**Directions:** Search the records below for the word "this". Pull out each line that has it.

(Charts and diagrams as code)
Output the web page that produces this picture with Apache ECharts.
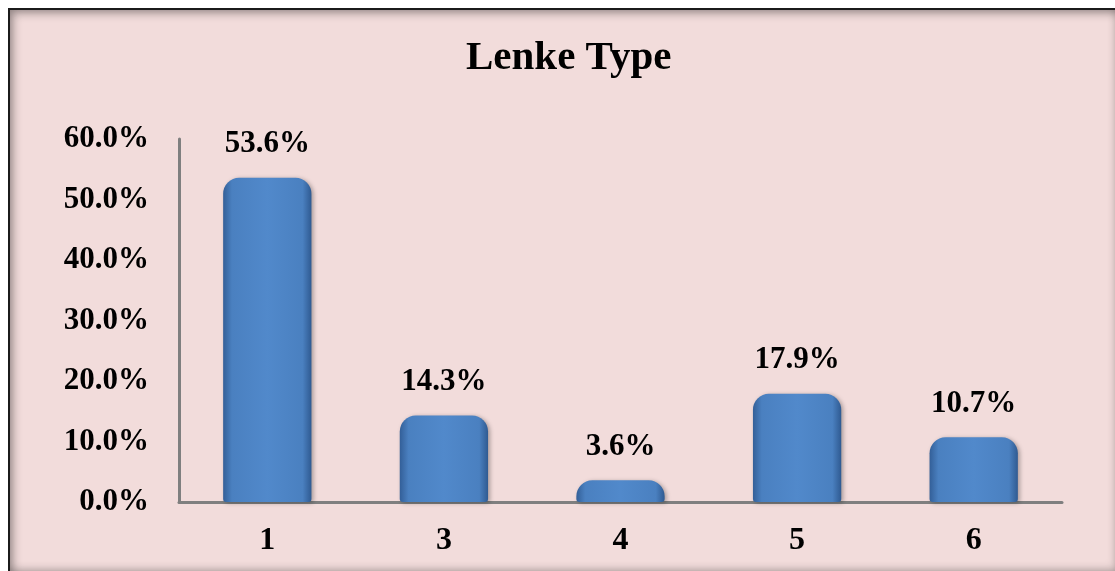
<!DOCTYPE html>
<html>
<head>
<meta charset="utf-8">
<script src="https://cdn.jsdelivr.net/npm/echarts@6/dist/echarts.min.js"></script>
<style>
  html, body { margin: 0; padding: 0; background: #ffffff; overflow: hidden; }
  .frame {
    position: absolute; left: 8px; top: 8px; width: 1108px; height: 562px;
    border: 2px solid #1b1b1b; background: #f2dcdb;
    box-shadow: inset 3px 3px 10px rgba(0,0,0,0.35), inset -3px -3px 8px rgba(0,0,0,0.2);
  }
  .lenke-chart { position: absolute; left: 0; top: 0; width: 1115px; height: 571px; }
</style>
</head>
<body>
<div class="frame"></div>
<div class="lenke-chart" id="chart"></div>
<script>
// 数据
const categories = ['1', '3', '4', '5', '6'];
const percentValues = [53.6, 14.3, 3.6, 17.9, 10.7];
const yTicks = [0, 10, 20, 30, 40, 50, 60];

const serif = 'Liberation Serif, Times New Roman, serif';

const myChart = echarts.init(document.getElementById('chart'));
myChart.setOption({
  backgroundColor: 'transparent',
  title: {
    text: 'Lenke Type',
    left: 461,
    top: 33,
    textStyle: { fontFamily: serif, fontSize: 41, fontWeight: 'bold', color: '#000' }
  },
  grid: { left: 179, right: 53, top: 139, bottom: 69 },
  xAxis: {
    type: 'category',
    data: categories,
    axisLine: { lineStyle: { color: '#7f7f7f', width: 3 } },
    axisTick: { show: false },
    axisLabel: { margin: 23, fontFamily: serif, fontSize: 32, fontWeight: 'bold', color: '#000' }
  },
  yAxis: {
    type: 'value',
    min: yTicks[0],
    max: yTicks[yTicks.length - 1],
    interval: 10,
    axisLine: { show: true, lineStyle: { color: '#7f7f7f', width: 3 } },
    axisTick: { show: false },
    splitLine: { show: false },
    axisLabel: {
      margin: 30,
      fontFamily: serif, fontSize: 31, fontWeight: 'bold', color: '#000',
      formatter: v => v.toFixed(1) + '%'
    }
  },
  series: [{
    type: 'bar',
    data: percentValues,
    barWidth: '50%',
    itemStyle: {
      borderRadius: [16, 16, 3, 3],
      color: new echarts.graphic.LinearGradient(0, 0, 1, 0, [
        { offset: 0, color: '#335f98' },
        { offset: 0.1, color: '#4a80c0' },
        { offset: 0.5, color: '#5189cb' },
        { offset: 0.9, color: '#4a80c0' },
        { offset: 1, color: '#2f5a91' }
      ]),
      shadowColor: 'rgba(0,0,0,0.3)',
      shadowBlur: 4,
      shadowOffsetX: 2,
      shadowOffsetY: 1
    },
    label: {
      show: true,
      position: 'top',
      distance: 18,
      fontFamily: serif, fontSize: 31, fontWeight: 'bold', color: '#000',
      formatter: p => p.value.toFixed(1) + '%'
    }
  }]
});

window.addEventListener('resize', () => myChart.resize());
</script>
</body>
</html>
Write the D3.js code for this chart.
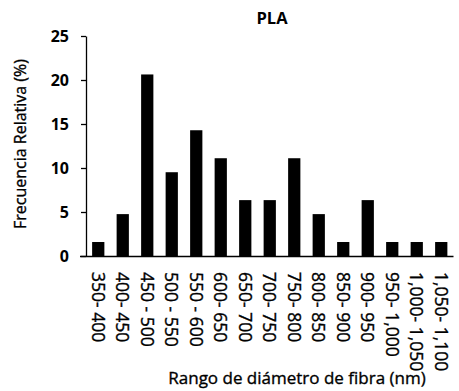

**Written solution:**
Output the web page that produces this picture with Apache ECharts.
Write the D3.js code for this chart.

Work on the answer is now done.